By Ro H on 09/30/2008 10:21 pm
Marjorie C.
I wonder if the next New Yorker cover will feature President FDR talking the a TV audience about the 1929 stock market crash? That would be a funny one, too. Russians can be in American airspace in a heartbeat — that’s gotta count for something in Alaska. So where’s the joke?
By Marjorie C. on 09/30/2008 10:56 am
Tick Pyne
Guess what, Marjorie? In this day and age, anyone can be. This Palin-Russia “logic” is too ludicrous to even fathom. Where’s the joke? THERE’S the joke. By the way, I can see New Jersey across the Hudson River from New York City. Perhaps I’m qualified to govern New Jersey!
By Tick Pyne on 09/30/2008 11:54 am
Marjorie C.
Erica: Perhaps I’m qualified to govern New Jersey! Mmmm. I think your logic is a little skewed. Sarah Palin isn’t governor of Alaska because she can see another state. But, on the subject of being governor, this is her record (lifted from thedailystar.com): While governor, she managed 17,000 personnel and was responsible for a $9 billion budget. She was commander in chief of the Alaska National Guard. She planned, promoted and successfully pushed through a project that represented the largest natural-gas line project ever approved in this country. I know the Obama campaign likes to demean her using the theory of every knock is a boost, but Sarah Palin, at 44 years old, has probably accomplished more than you or I ever will, and certainly more than Obama has.
By Marjorie C. on 09/30/2008 2:17 pm
Tick Pyne
Speak for yourself, dear. Not for me, please. And believe me, your claim is nothing to be proud of. You have no clue about what Obama can accomplish, but I very much hope that soon, you’ll have 8 years to find out. As for this ridiculous horse you insist on backing, Sarah Palin is an embarrassment, even to Republicans. Even you, with your consistently narrow-minded, blind, deaf and dumb loyalty that pops up on this blog all constantly, like measles, cannot stop that.
By Tick Pyne on 09/30/2008 3:56 pm
Ms. Dee
Aw, C’mon. Erica. Let’s not go spreading measles around this blog. It’s still a free country. This isn’t about right and wrong. This is about judgement.
By Ms. Dee on 09/30/2008 7:52 pm
Marjorie C.
Erica: Speak for yourself, dear. Not for me, please. I apologize, I didn’t realize you were governor of a state.
By Marjorie C. on 10/01/2008 6:31 am
Andromeda Jakes
Marjorie C I know you hate Obama and how successful he has been and is. But get real about Palin. Do you honestly think she “personally” accomplished the things you mentioned without a HUGE amount of help from those 17,000 state employees, including her husband who was not elected to office nor was he a govt employee. What nerve you have to demean what someone has or will accomplish.
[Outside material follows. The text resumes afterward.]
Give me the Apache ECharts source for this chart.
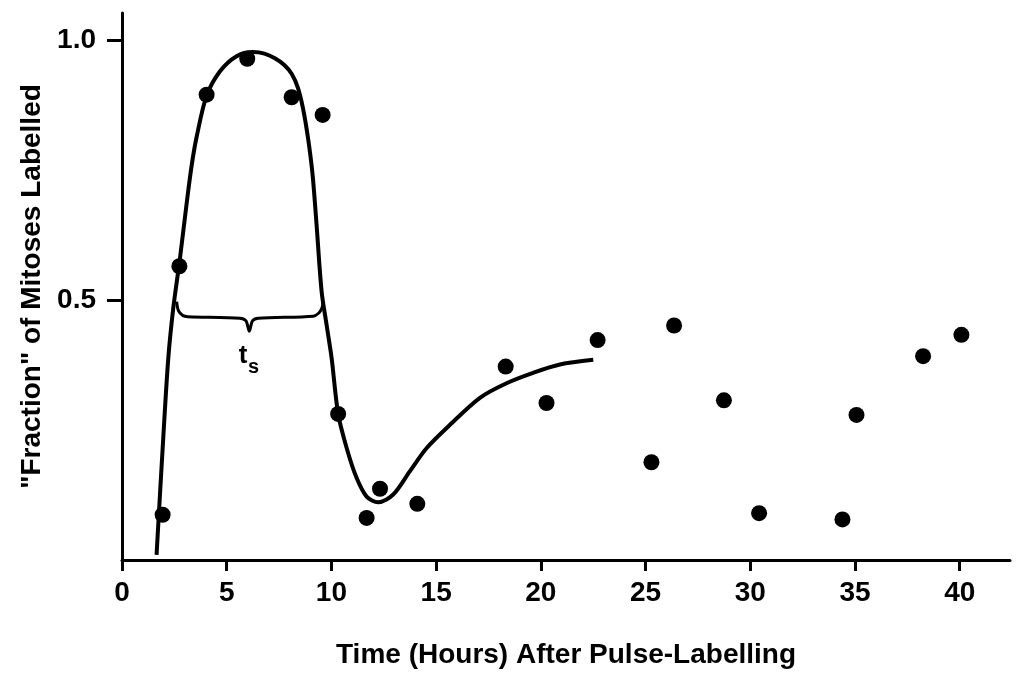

Obama is running for President of the USA and is African American. Get over it. It’s a MAJOR accomplishment.
By Andromeda Jakes on 10/01/2008 2:39 pm
gulliver fourmyle
well Madame—-you’re really ‘out-there’—-you think her pockets are not lined from a pipe-line? you compare a Senator of many millions to a known unstable guv of 700k?—-nothing may change tour mind—-unfortunate—-
By gulliver fourmyle on 10/01/2008 11:23 pm
Linda Mason
Hi Marjorie — Consider that I could go to the Observation Deck of the Sears Tower and see at least 4 other states (Wisc., Indiana, Michigan, Iowa, and maybe others). Does that fact make me an expert on their affairs? Of course not! GObama!
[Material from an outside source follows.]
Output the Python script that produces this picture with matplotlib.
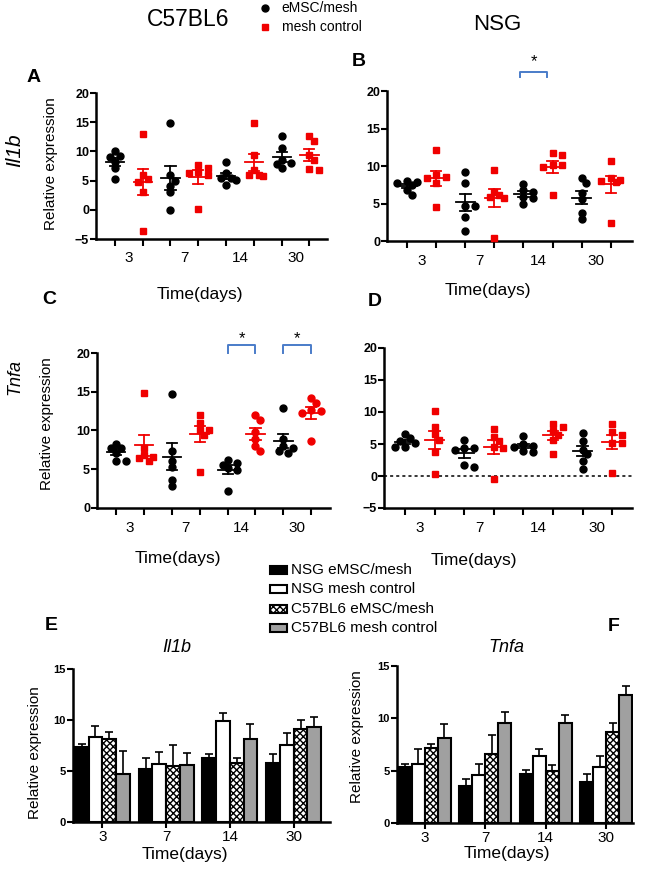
import numpy as np
import matplotlib.pyplot as plt
from matplotlib.patches import Rectangle
from matplotlib.lines import Line2D

plt.rcParams['font.family'] = ['Liberation Sans', 'DejaVu Sans']

W, H = 660, 871
RED = '#f00000'
GRAY = '#a0a0a0'

days = ['3', '7', '14', '30']

# values per day (3, 7, 14, 30), six animals each
c57_il1b_emsc = [[10.1, 9.2, 9.1, 8.2, 7.1, 5.2], [14.9, 6.0, 5.0, 4.1, 3.0, 0.0],
                 [8.1, 6.3, 5.5, 5.4, 5.1, 4.2], [12.7, 10.5, 8.5, 8.0, 7.8, 7.1]]
c57_il1b_mesh = [[13.0, 6.0, 5.2, 4.8, 3.1, -3.6], [7.7, 7.1, 6.5, 6.3, 5.9, 0.1],
                 [14.9, 9.4, 6.8, 6.0, 5.9, 5.8], [11.8, 12.6, 9.3, 8.6, 6.8, 7.0]]
nsg_il1b_emsc = [[8.0, 7.9, 7.7, 7.5, 6.8, 6.2], [9.2, 7.7, 4.7, 4.7, 3.2, 1.4],
                 [7.6, 6.8, 6.6, 5.9, 5.7, 5.0], [7.8, 8.4, 6.4, 5.6, 3.7, 2.9]]
nsg_il1b_mesh = [[12.2, 8.8, 8.6, 8.4, 7.7, 4.5], [9.5, 6.6, 6.1, 5.9, 5.7, 0.4],
                 [11.5, 11.7, 10.1, 9.9, 10.1, 6.1], [10.7, 8.4, 8.0, 7.9, 8.1, 2.4]]
c57_tnfa_emsc = [[8.3, 7.7, 7.8, 7.1, 6.1, 6.1], [14.7, 7.3, 6.1, 5.3, 3.6, 2.8],
                 [6.2, 5.8, 5.6, 5.1, 4.9, 2.2], [12.9, 8.9, 8.0, 7.7, 7.4, 7.1]]
c57_tnfa_mesh = [[14.9, 7.7, 6.9, 6.6, 6.4, 6.1], [12.0, 11.0, 10.1, 10.1, 9.4, 4.6],
                 [12.0, 11.3, 9.8, 8.9, 8.0, 7.4], [14.2, 13.5, 12.5, 12.2, 12.6, 8.6]]
nsg_tnfa_emsc = [[6.5, 5.9, 5.5, 5.1, 4.6, 4.6], [5.7, 4.3, 4.3, 4.0, 1.4, 1.7],
                 [6.3, 5.0, 4.7, 4.5, 3.9, 3.8], [6.7, 5.5, 4.1, 3.5, 2.4, 1.1]]
nsg_tnfa_mesh = [[10.2, 7.7, 6.5, 5.6, 3.8, 0.3], [7.3, 6.1, 5.4, 4.6, 4.3, -0.4],
                 [8.1, 7.7, 7.1, 6.4, 5.6, 3.4], [8.2, 6.8, 6.4, 5.1, 5.1, 0.4]]

bar_labels = ['NSG eMSC/mesh', 'NSG mesh control', 'C57BL6 eMSC/mesh', 'C57BL6 mesh control']


def box(l, r, t, b):
    return [l / W, 1 - b / H, (r - l) / W, (b - t) / H]


def ftxt(x, y, s, **kw):
    fig.text(x / W, 1 - y / H, s, ha='center', va='center', **kw)


def mean_sem(v):
    v = np.asarray(v)
    return v.mean(), v.std(ddof=1) / np.sqrt(len(v))


def swarm(ax, x0, vals, diam=6.0, step=4.8):
    # spread points sideways so they overlap less (in pixels)
    pxx = ax.transData.transform((1, 0))[0] - ax.transData.transform((0, 0))[0]
    ys = ax.transData.transform(np.column_stack([np.zeros(len(vals)), vals]))[:, 1]
    order = np.argsort(-np.asarray(vals))
    placed = []
    offs = np.zeros(len(vals))
    for k in order:
        best, best_d = 0.0, -1.0
        for c in [0, 1, -1, 2, -2]:
            xo = c * step
            d = min([np.hypot(xo - px, ys[k] - py) for px, py in placed] or [99.0])
            if d >= diam:
                best = xo
                break
            if d > best_d:
                best, best_d = xo, d
        placed.append((best, ys[k]))
        offs[k] = best / pxx
    return x0 + offs


def style(ax, ylabsize=9):
    for s in ['top', 'right']:
        ax.spines[s].set_visible(False)
    for s in ['left', 'bottom']:
        ax.spines[s].set_linewidth(1.8)
    ax.tick_params(axis='y', width=1.5, length=4, labelsize=ylabsize, pad=1)
    for t in ax.get_yticklabels():
        t.set_fontweight('bold')


def dot_panel(ax, emsc, mesh, ylim, yticks, xlim, mesh_mk):
    ax.set_xlim(*xlim)
    ax.set_ylim(*ylim)
    ax.set_yticks(yticks)
    style(ax)
    ax.set_xticks(np.arange(8))
    ax.set_xticklabels([])
    ax.set_xticks(np.arange(4) * 2 + 0.5, days, minor=True)
    ax.tick_params(axis='x', which='major', width=1.5, length=5)
    ax.tick_params(axis='x', which='minor', length=0, labelsize=11, pad=9)
    for i in range(4):
        for j, (vals, col, mk) in enumerate([(emsc[i], 'black', 'o'), (mesh[i], RED, mesh_mk[i])]):
            x0 = 2 * i + j
            xs = swarm(ax, x0, vals)
            ax.plot(xs, vals, ls='none', marker=mk, ms=5, color=col, mec=col, clip_on=False, zorder=3)
            m, se = mean_sem(vals)
            ax.plot([x0 - 0.33, x0 + 0.33], [m, m], color=col, lw=1.3, zorder=4)
            ax.plot([x0, x0], [m - se, m + se], color=col, lw=1.3, zorder=4)
            for yy in (m - se, m + se):
                ax.plot([x0 - 0.18, x0 + 0.18], [yy, yy], color=col, lw=1.3, zorder=4)


def bracket(ax, x1, x2, ylo, yhi, ystar):
    ax.plot([x1, x1, x2, x2], [ylo, yhi, yhi, ylo], color='#4a7cc9', lw=1.4, clip_on=False)
    ax.text((x1 + x2) / 2, ystar, '*', ha='center', va='center', fontsize=12, clip_on=False)


def bar_panel(ax, groups, xlim):
    w = 0.215
    styles = [dict(color='black'), dict(color='white'),
              dict(color='white', hatch='xxxxx'), dict(color=GRAY)]
    ax.set_xlim(*xlim)
    ax.set_ylim(0, 15)
    ax.set_yticks([0, 5, 10, 15])
    style(ax, ylabsize=8)
    for k, (data, st) in enumerate(zip(groups, styles)):
        ms = [mean_sem(v) for v in data]
        x = np.arange(4) + (k - 1.5) * w
        ax.bar(x, [m for m, s in ms], w, edgecolor='black', linewidth=1.5, zorder=2, **st)
        ax.errorbar(x, [m for m, s in ms], yerr=[[0] * 4, [s for m, s in ms]], fmt='none',
                    ecolor='black', elinewidth=1.2, capsize=3, capthick=1.2, zorder=1)
    ax.set_xticks(np.arange(4), days)
    ax.tick_params(axis='x', width=1.5, length=4, labelsize=11, pad=2)


fig = plt.figure(figsize=(W / 100, H / 100), dpi=100)

axA = fig.add_axes(box(96, 327, 93, 239))
axB = fig.add_axes(box(387, 632, 91, 241))
axC = fig.add_axes(box(97, 330, 353, 508))
axD = fig.add_axes(box(384, 632, 348, 508))
axE = fig.add_axes(box(73, 330, 669, 822))
axF = fig.add_axes(box(397, 633, 666, 823))

sq = ['s'] * 4
dot_panel(axA, c57_il1b_emsc, c57_il1b_mesh, (-5, 20), [-5, 0, 5, 10, 15, 20], (-0.68, 7.63), sq)
dot_panel(axB, nsg_il1b_emsc, nsg_il1b_mesh, (0, 20), [0, 5, 10, 15, 20], (-0.69, 7.73), sq)
dot_panel(axC, c57_tnfa_emsc, c57_tnfa_mesh, (0, 20), [0, 5, 10, 15, 20], (-0.68, 7.67), ['s', 's', 'o', 'o'])
dot_panel(axD, nsg_tnfa_emsc, nsg_tnfa_mesh, (-5, 20), [-5, 0, 5, 10, 15, 20], (-0.71, 7.67), sq)
axD.axhline(0, color='black', lw=1.1, ls=(0, (2, 2)), zorder=1)

bracket(axB, 3.88, 4.82, 21.9, 22.5, 23.9)
bracket(axC, 4.0, 5.0, 20.0, 21.0, 21.9)
bracket(axC, 6.0, 7.0, 20.0, 21.0, 21.9)

bar_panel(axE, [nsg_il1b_emsc, nsg_il1b_mesh, c57_il1b_emsc, c57_il1b_mesh], (-0.46, 3.57))
bar_panel(axF, [nsg_tnfa_emsc, nsg_tnfa_mesh, c57_tnfa_emsc, c57_tnfa_mesh], (-0.46, 3.44))

# titles and labels
ftxt(188, 20, 'C57BL6', fontsize=16.5)
ftxt(497, 24, 'NSG', fontsize=16)
for x, y, s in [(34, 77, 'A'), (359, 62, 'B'), (49, 300, 'C'), (375, 302, 'D'), (51, 625, 'E'), (614, 626, 'F')]:
    ftxt(x, y, s, fontsize=14, fontweight='bold')

ftxt(15, 150, 'Il1b', fontsize=15, style='italic', rotation=90)
ftxt(15, 377, 'Tnfa', fontsize=13, style='italic', rotation=90)
for x, y in [(51, 164), (47, 424), (35, 753), (357, 737)]:
    ftxt(x, y, 'Relative expression', fontsize=11, rotation=90)
for x, y in [(200, 295), (488, 290), (178, 559), (474, 560), (185, 854), (507, 853)]:
    ftxt(x, y, 'Time(days)', fontsize=12.5)
ftxt(177, 648, 'Il1b', fontsize=13, style='italic')
ftxt(506, 648, 'Tnfa', fontsize=13, style='italic')

# top legend
fig.add_artist(Line2D([265 / W], [1 - 8 / H], marker='o', ms=5, color='black', ls='none'))
fig.add_artist(Line2D([265 / W], [1 - 27 / H], marker='s', ms=5, color=RED, ls='none'))
fig.text(281 / W, 1 - 8 / H, 'eMSC/mesh', fontsize=10, va='center')
fig.text(282 / W, 1 - 27 / H, 'mesh control', fontsize=10, va='center')

# bar legend
leg_styles = [dict(facecolor='black'), dict(facecolor='white'),
              dict(facecolor='white', hatch='xxxxx'), dict(facecolor=GRAY)]
for k, (lab, st) in enumerate(zip(bar_labels, leg_styles)):
    yc = 570 + k * 19.3
    fig.add_artist(Rectangle((270 / W, 1 - (yc + 4) / H), 17 / W, 8 / H, transform=fig.transFigure,
                             edgecolor='black', linewidth=1.5, **st))
    fig.text(291 / W, 1 - yc / H, lab, fontsize=11, va='center')

fig.savefig('out.png', dpi=100)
By Linda Mason on 09/30/2008 9:18 pm
Marjorie C.
Hey Linda, I’ve got one even better than that, I can drive up to an observation tower in New Hampshire and see Canada, a foreign country. I can drive for ten minutes more and be in Canada. Wow !! Now how good is that. The difference between Canada and Russia is that Canada never postures and points its guns at us. Try to bear in mind, Gov. Palin is second on the ticket. If she were running for POTUS, her inexperience would worry me more, just as Obama’s inexperience concerns me. Staging a rock concert in Germany does not qualify as foreign experience either.
By Marjorie C. on 10/01/2008 6:42 am
Tick Pyne
Your naivete is mind-boggling, your reasoning so lame, it needs crutches. Considering that McPain is neither young nor healthy, um, er, don’t you think there is a reasonable chance that Number Two might become Number One? And then you’ll go: “OOPS!”?